Categories of Special Interest
Architectural Artistic Social
In Use As
1880 - 1890
Detached Roman Catholic church on cruciform plan, built c.1885, comprising five-bay nave, two-bay transepts to north and south, shallow apsidal chancel to the rear (west) and a four-stage tower on square-plan with broached spire (with lucarnes), offset, to north end of entrance front (east). Single-bay single-storey gable-fronted entrance porches to south side of entrance façade (east) and to east side of transepts. Clasping buttresses to corners of tower, nave and transepts. Single-storey sacristy to rear (northwest). Pitched natural slate roofs with raised cut stone verges with fractables, cut stone cross finials and cast-iron rainwater goods. Constructed of snecked/coursed rock-faced limestone with ashlar limestone dressings and detailing. Paired pointed-arched openings with stained glass to nave. Twin cusped lancets with multifoil windows over to gable ends of transepts and twin multifoil windows to east side elevations of transepts. Three pairs of cusped lancet openings with stained glass windows to apsidal chancel (west). Entrance façade (east) has two cusped lancets to ground floor with twin-light Geometric windows over, flanking central canopied niche with statue of St. Michael. Pointed segmental-headed doorcase to entrance porch on south side of nave with timber double doors with ordered cut stone surrounds and hoodmoulding over. Interesting interior with Caen stone altar goods, timber cross beam roof and richly painted apse. Mosaic tiles to sanctuary added c.1925-7. Located to north end of Castletown Geoghegan on elevated site. Cast-iron gates and ashlar moulded ashlar limestone gate piers on square plan to the east and a rubble stone boundary wall to the south having crenellated coping over. Parochial house (15318002) to northwest and graveyard (15318001) to the north.

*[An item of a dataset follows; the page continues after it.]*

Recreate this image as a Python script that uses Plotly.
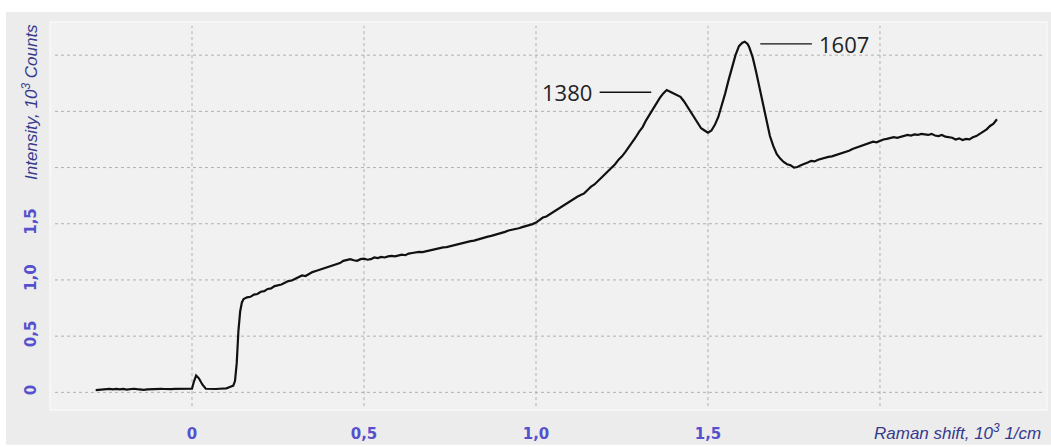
import plotly.graph_objects as go

# Raman spectrum (shift in 10^3 1/cm, intensity in 10^3 counts)
shift = [
    -0.28, -0.27, -0.26, -0.25, -0.24, -0.23, -0.22, -0.21, -0.20, -0.19,
    -0.18, -0.17, -0.16, -0.15, -0.14, -0.13, -0.12, -0.11, -0.10, -0.09,
    -0.08, -0.07, -0.06, -0.05, -0.04, -0.03, -0.02, -0.01, 0.0, 0.005,
    0.012, 0.02, 0.03, 0.04, 0.05, 0.06, 0.07, 0.08, 0.09, 0.10,
    0.11, 0.12, 0.125, 0.13, 0.135, 0.14, 0.145, 0.15, 0.16, 0.17,
    0.18, 0.19, 0.20, 0.21, 0.22, 0.23, 0.24, 0.25, 0.26, 0.27,
    0.28, 0.29, 0.30, 0.31, 0.32, 0.33, 0.34, 0.35, 0.36, 0.37,
    0.38, 0.39, 0.40, 0.41, 0.42, 0.43, 0.44, 0.45, 0.46, 0.47,
    0.48, 0.49, 0.50, 0.51, 0.52, 0.53, 0.54, 0.55, 0.56, 0.57,
    0.58, 0.59, 0.60, 0.61, 0.62, 0.63, 0.64, 0.65, 0.66, 0.67,
    0.68, 0.69, 0.70, 0.71, 0.72, 0.73, 0.74, 0.75, 0.76, 0.77,
    0.78, 0.79, 0.80, 0.81, 0.82, 0.83, 0.84, 0.85, 0.86, 0.87,
    0.88, 0.89, 0.90, 0.91, 0.92, 0.93, 0.94, 0.95, 0.96, 0.97,
    0.98, 0.99, 1.00, 1.01, 1.02, 1.03, 1.04, 1.05, 1.06, 1.07,
    1.08, 1.09, 1.10, 1.11, 1.12, 1.13, 1.14, 1.15, 1.16, 1.17,
    1.18, 1.19, 1.20, 1.21, 1.22, 1.23, 1.24, 1.25, 1.26, 1.27,
    1.28, 1.29, 1.30, 1.31, 1.32, 1.33, 1.34, 1.35, 1.36, 1.37,
    1.38, 1.39, 1.40, 1.41, 1.42, 1.43, 1.44, 1.45, 1.46, 1.47,
    1.48, 1.49, 1.50, 1.51, 1.52, 1.53, 1.54, 1.55, 1.56, 1.57,
    1.58, 1.59, 1.60, 1.607, 1.615, 1.62, 1.63, 1.64, 1.65, 1.66,
    1.67, 1.68, 1.69, 1.70, 1.71, 1.72, 1.73, 1.74, 1.75, 1.76,
    1.77, 1.78, 1.79, 1.80, 1.81, 1.82, 1.83, 1.84, 1.85, 1.86,
    1.87, 1.88, 1.89, 1.90, 1.91, 1.92, 1.93, 1.94, 1.95, 1.96,
    1.97, 1.98, 1.99, 2.00, 2.01, 2.02, 2.03, 2.04, 2.05, 2.06,
    2.07, 2.08, 2.09, 2.10, 2.11, 2.12, 2.13, 2.14, 2.15, 2.16,
    2.17, 2.18, 2.19, 2.20, 2.21, 2.22, 2.23, 2.24, 2.25, 2.26,
    2.27, 2.28, 2.29, 2.30, 2.31, 2.32, 2.33, 2.34,
]
intensity = [
    0.020, 0.024, 0.022, 0.028, 0.030, 0.026, 0.031, 0.027, 0.030, 0.025,
    0.029, 0.032, 0.028, 0.024, 0.022, 0.027, 0.029, 0.025, 0.028, 0.031,
    0.030, 0.026, 0.028, 0.031, 0.030, 0.029, 0.031, 0.030, 0.032, 0.090,
    0.150, 0.125, 0.070, 0.032, 0.030, 0.031, 0.030, 0.032, 0.031, 0.036,
    0.048, 0.060, 0.100, 0.260, 0.550, 0.720, 0.800, 0.830, 0.845, 0.850,
    0.870, 0.875, 0.895, 0.900, 0.920, 0.925, 0.945, 0.950, 0.960, 0.975,
    0.990, 0.995, 1.010, 1.030, 1.040, 1.035, 1.055, 1.070, 1.080, 1.090,
    1.100, 1.115, 1.120, 1.130, 1.145, 1.150, 1.170, 1.180, 1.185, 1.175,
    1.170, 1.185, 1.190, 1.180, 1.185, 1.200, 1.195, 1.205, 1.200, 1.210,
    1.215, 1.210, 1.220, 1.225, 1.220, 1.235, 1.240, 1.245, 1.250, 1.248,
    1.255, 1.265, 1.270, 1.275, 1.280, 1.290, 1.292, 1.300, 1.310, 1.315,
    1.320, 1.330, 1.340, 1.345, 1.350, 1.360, 1.370, 1.375, 1.385, 1.392,
    1.400, 1.410, 1.420, 1.428, 1.440, 1.445, 1.452, 1.460, 1.470, 1.478,
    1.490, 1.497, 1.510, 1.530, 1.555, 1.565, 1.585, 1.600, 1.620, 1.640,
    1.660, 1.680, 1.700, 1.720, 1.740, 1.755, 1.770, 1.800, 1.830, 1.850,
    1.880, 1.910, 1.940, 1.965, 2.000, 2.030, 2.070, 2.100, 2.140, 2.180,
    2.220, 2.270, 2.320, 2.360, 2.420, 2.470, 2.530, 2.570, 2.620, 2.660,
    2.690, 2.675, 2.660, 2.650, 2.630, 2.590, 2.540, 2.500, 2.440, 2.400,
    2.350, 2.330, 2.310, 2.330, 2.380, 2.450, 2.550, 2.660, 2.780, 2.900,
    3.000, 3.080, 3.110, 3.120, 3.100, 3.070, 2.980, 2.850, 2.700, 2.550,
    2.400, 2.280, 2.190, 2.120, 2.080, 2.050, 2.030, 2.020, 2.000, 2.005,
    2.020, 2.030, 2.045, 2.060, 2.055, 2.070, 2.080, 2.085, 2.095, 2.100,
    2.110, 2.120, 2.125, 2.140, 2.150, 2.165, 2.175, 2.185, 2.200, 2.205,
    2.215, 2.230, 2.225, 2.240, 2.250, 2.255, 2.260, 2.270, 2.265, 2.275,
    2.280, 2.290, 2.285, 2.295, 2.290, 2.300, 2.295, 2.290, 2.300, 2.285,
    2.280, 2.290, 2.275, 2.270, 2.265, 2.250, 2.260, 2.245, 2.255, 2.250,
    2.270, 2.280, 2.300, 2.320, 2.340, 2.370, 2.390, 2.430,
]

# Labelled band positions (1/cm) and the intensity at each band top
peak_labels = ["1380", "1607"]
peak_shift = [1.380, 1.607]
peak_height = [2.690, 3.120]

x_ticks = [0.0, 0.5, 1.0, 1.5]
x_tick_text = ["0", "0,5", "1,0", "1,5"]
x_grid = [0.0, 0.5, 1.0, 1.5, 2.0]
y_ticks = [0.0, 0.5, 1.0, 1.5]
y_tick_text = ["0", "0,5", "1,0", "1,5"]
y_grid = [0.0, 0.5, 1.0, 1.5, 2.0, 2.5, 3.0]

TICK_BLUE = "#5650cc"
TITLE_BLUE = "#363a8c"
GRID = "#b0b0b0"
TICK_FONT = dict(family="DejaVu Sans, Verdana, sans-serif", size=15,
                 color=TICK_BLUE, weight="bold")

fig = go.Figure()
fig.add_trace(go.Scatter(
    x=shift, y=intensity, mode="lines",
    line=dict(color="#111111", width=2.2),
    showlegend=False, hoverinfo="skip",
))

# Leader lines: left of the first band, right of the second
for label, px, py, side in zip(peak_labels, peak_shift, peak_height, [-1, 1]):
    gap, length = 0.045, 0.15
    x_near = px + side * gap
    x_far = px + side * (gap + length)
    fig.add_shape(type="line", xref="x", yref="y",
                  x0=x_near, x1=x_far, y0=py - 0.02, y1=py - 0.02,
                  line=dict(color="#111111", width=1.3))
    fig.add_annotation(
        x=x_far + side * 0.015, y=py - 0.02, xref="x", yref="y",
        text=label, showarrow=False,
        xanchor="left" if side > 0 else "right", yanchor="middle",
        font=dict(family="Open Sans", size=22, color="#222222"),
    )

# Window panel behind the plot
fig.add_shape(type="rect", xref="paper", yref="paper", layer="below",
              x0=-44 / 997, x1=1.01, y0=-35 / 390, y1=1 + 10 / 390,
              fillcolor="#ececec", line=dict(width=0))
fig.add_shape(type="rect", xref="paper", yref="paper", layer="below",
              x0=0, x1=1, y0=0, y1=1,
              fillcolor="#f1f1f1", line=dict(color="#f8f8f8", width=1.5))

# Axis titles
fig.add_annotation(
    xref="paper", yref="paper", x=-20 / 997, y=1.0,
    xanchor="center", yanchor="top", textangle=-90, showarrow=False,
    text="<i>Intensity, 10<sup>3</sup> Counts</i>",
    font=dict(family="Liberation Sans", size=17, color=TITLE_BLUE),
)
fig.add_annotation(
    xref="paper", yref="paper", x=0.996, y=-22 / 390,
    xanchor="right", yanchor="middle", showarrow=False,
    text="<i>Raman shift, 10<sup>3</sup> 1/cm</i>",
    font=dict(family="Liberation Sans", size=17, color=TITLE_BLUE),
)

# Dotted grid drawn at the full set of division values
for gx in x_grid:
    fig.add_shape(type="line", xref="x", yref="paper", layer="below",
                  x0=gx, x1=gx, y0=0.01, y1=0.99,
                  line=dict(color=GRID, width=1, dash="dot"))
for gy in y_grid:
    fig.add_shape(type="line", xref="paper", yref="y", layer="below",
                  x0=0.005, x1=0.995, y0=gy, y1=gy,
                  line=dict(color=GRID, width=1, dash="dot"))

fig.update_xaxes(
    range=[-0.4128, 2.4855], showgrid=False, zeroline=False,
    showline=False, ticks="",
    tickvals=x_ticks, ticktext=x_tick_text, tickfont=TICK_FONT,
    ticklabelstandoff=13,
)
fig.update_yaxes(
    range=[-0.157, 3.295], showgrid=False, zeroline=False,
    showline=False, ticks="",
    tickvals=y_ticks, ticktext=y_tick_text, tickangle=-90, tickfont=TICK_FONT,
    ticklabelstandoff=10,
)

fig.update_layout(
    width=1051, height=447,
    margin=dict(l=50, r=4, t=22, b=35),
    paper_bgcolor="#ffffff", plot_bgcolor="rgba(0,0,0,0)",
)

fig.write_html("out.html")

A substantial and well-built church, in a rather sombre Gothic Revival-style, which dominates the skyline of Castletown Geoghegan. It retains its early from and fabric and is amongst the best of its type and date in Westmeath. The designs for this church have been attributed to T. F. McNamara (1867-1947), a young architect at the time who later went on to become a prominent and prolific designer. McNamara also designed the Roman Catholic church in Kinnegad (1904-8) and completed the new Roman Catholic church in Ballynahowen (1895-1902) amongst other commissions in Westmeath. Indeed, this church is very similar in form and style to the later church at Kinnegad and shares many design features, including the paired window openings to the nave, the rock-faced masonry with ashlar trim and the offset tower with broached spire. This church at Castletown Geoghegan is given an attractive appearance by the contrasting use of rock-faced limestone masonry with smooth ashlar trim and by the variety of variety of differently shaped window openings. The interior retains its original Caen stone altar fittings, a richly decorated chancel with elaborate painted panels, good quality mosaic tiling to the sanctuary and is well lit by colourful stained glass windows of artistic merit. This church replaced an earlier 'L-plan' Roman Catholic (15318010) church in Castletown Geoghegan, built c. 1810, which is located a short distance to the south and is now in use as a parish hall. The present church is an integral part of the architectural heritage of Westmeath and forms part of an interesting group of related structures along with the parochial house (15318002), the graveyard (15318001) to the north and the former church to the south, now in use as a parish hall. The good quality gates to the east and the rubble stone boundary wall to the south complete the setting of this good quality composition.